Following eight days of unrest, Bashir dismissed protesters as "bubbles" who will be "dealt with" and said the demonstrations were no Arab Spring.

In an address to students affiliated with his ruling National Congress Party in the capital Khartoum on 24 June, he advised them not to pay attention to a few "conspirators, traitors and collaborators" stirring up trouble and warned that he will remain in control.

"We are not afraid of being overthrown by anybody. Not America or anyone else because it is Allah who gives the rule," he said.

His comments came more than a week after the first protests erupted on 17 June, in response to the government's latest round of austerity measures, which include government cuts, fewer fuel subsidies and tax increases.

Although the protests began with students, they have since widened to include other segments of the population as the country's economic situation continues to deteriorate.

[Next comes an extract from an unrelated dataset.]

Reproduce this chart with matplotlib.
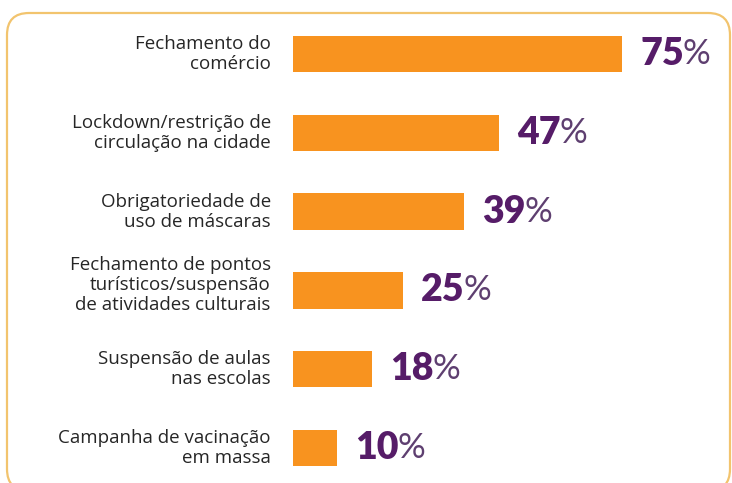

While the initial unrest was concentrated in Khartoum, demonstrations have since spread to other key towns across the country, including Al-Obaiyd in the state of North Kordofan, Madani, capital of Al-Jazzera state, and Port Sudan in the east.

Protesters burnt tyres, set up road blocks and chanted slogans denouncing the government's handling of the economic situation. Calls for the overthrow of the Bashir government are also becoming more widespread among protesters.

Demonstrations continued over the weekend and more protesters were detained.

Activists have accused the government's security forces of being heavy handed and using excessive force to disperse protesters. They have also blamed pro-regime groups for attacking demonstrators.

Many have warned against a crackdown as several students and journalists have been arrested in the past week.

More violence was reported as Sudan's Radio Dabanga said more than 50 students were arrested while demonstrating in front of the faculty of education at the University of Khartoum in the city of Omdurman, Khartoum state.

Women also held protests in Omdurman against soaring good prices.

The Sudanese Organisation for Defending Rights and Freedoms urged the government to release all the protesters and activists who have been detained.